Jesus gave two ordinances to his church, baptism and the Lord’s Supper. Both of these dramatize all that is ours together through union with Christ. Every baptism is a bigger deal than any inauguration. When we are baptized, we are baptized into his death, his resurrection, and his city. Every meal around the Lord’s table is more meaningful than the most intimate meal with the most important human ruler. We eat and drink to the King. When we come together to sing, we sing together, the sound of what Jesus has done in us and to us. Through our union with him by faith, we are united to one another as family. 

We are not united by a donkey or an elephant or even an eagle. We are called together by a Lion and a Lamb. As human kingdoms go, America is an exceptional nation. But our spiritual union in Christ is a truly more perfect union. As an important aside, this is why we don’t have an American flag on our platform. We are a church in America, and we are a church made up of Americans for the most part, but we are not an American church, whatever that could possibly mean. Yes, there are cultural trappings that tie us to this place and time, and as citizens we should be the best patriots. But local churches are outposts of a kingdom without borders, made up of men and women from every tribe and language and tongue. We are a people in Christ and that eclipses every other earthly association.

What we do when we come together and the decisions we make for our shared life and mission are more important because they are an engagement with eternal things. So, come to church.

Your prayers for the government do more than the signature of our President

It makes sense that we would end this series by speaking of prayer and of power. In our system of government, we can elect a bad President and then check him or her with the House or the Senate. And if our representatives don’t do their job, we can replace them. Our system is difficult to crash. Power is diffused. But if there’s one man whose signature is powerful it is the signature of the President of the United States.

Our prayers are more powerful by a longshot. In fact, besides submission, prayer is actually the one other explicit New Testament command we are given concerning human government: “I urge that supplications, prayers, intercessions, and thanksgivings be made for all people, for kings and all who are in high positions” (1Tim. 2:1, 2). The purpose of this prayer is so that “we may lead a peaceful and quiet life,” and this is because God “desires all people to be saved and to come to the knowledge of the truth” (2:3, 4). America has a powerful story. But through the church our Lord is weaving a more powerful story still. He is bringing about a whole new creation.

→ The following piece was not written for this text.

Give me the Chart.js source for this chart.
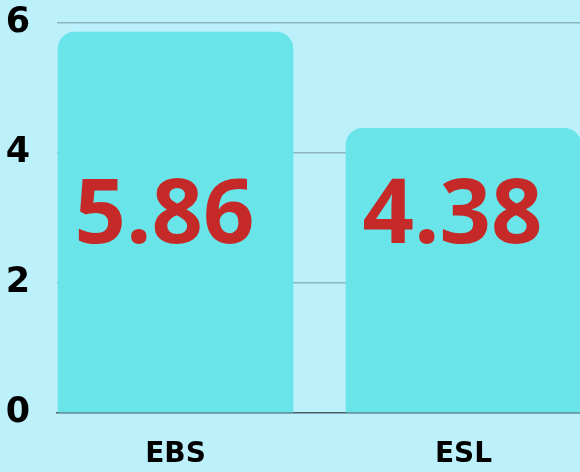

There’s much we can do as citizens, but this is our precious work as the church. Even the very best legislation signed into law cannot change the human heart, cannot take away our sin, and cannot give us life everlasting. But God is pleased to do all of that in answer to our prayers, and he is doing so among us today.

So, let’s land this series with a prayer.

Father in heaven, you are in heaven and you do all that you please. You are more powerful than the most powerful office over the most powerful nation on earth. No one checks your power because you are the source of all power and authority. No one fact checks you because you are the source of all truth. No one judges you because you are the standard of all righteousness.

You, the God of heaven, have put us on earth in this place for this time. You guide the nations on the earth, and you steer the hearts of kings. Would you steer our land and our leaders to righteousness, to enact and carry out and enforce laws that are good and not evil? Would you show our lawmakers that the freedom of American citizens to exercise their religion free of compulsion is a sacred duty? Would you see that we may live peaceful and quiet lives? Would you save our neighbors from the tyranny of sin and guilt and of Satan and the fear of death? Would you make them, with us, citizens of your glorious and everlasting society, your church?

America is great. But we, your church, have a perfect leader, a more perfect union, and a more powerful story. Bless this country and especially your church.

In the name of Christ and for his kingdom,


Give to God What Is God’s: Rule 3, Reserve Your Greatest Energies for the Most Lasting Society, the Church

Give to God What Is God’s: Rule 2, Engage in the Political Process as a Christian

This is the third in a series of posts during election week 2020, titled, Give to God What Is God’s: Three Rules for (Political) Engagement. Read the Introduction, Rule 1, and Rule 3.


Jesus is never not Lord for the Christian. To be a Christian is to confess Christ as King of Kings and Lord of Lords forever. Which includes every second of time and every sector of life, from what’s under our own roof to the voting booth. To confess Christ King of Kings, after all, is to make a political statement. Our lives are his and our government is his. He is over this whole operation.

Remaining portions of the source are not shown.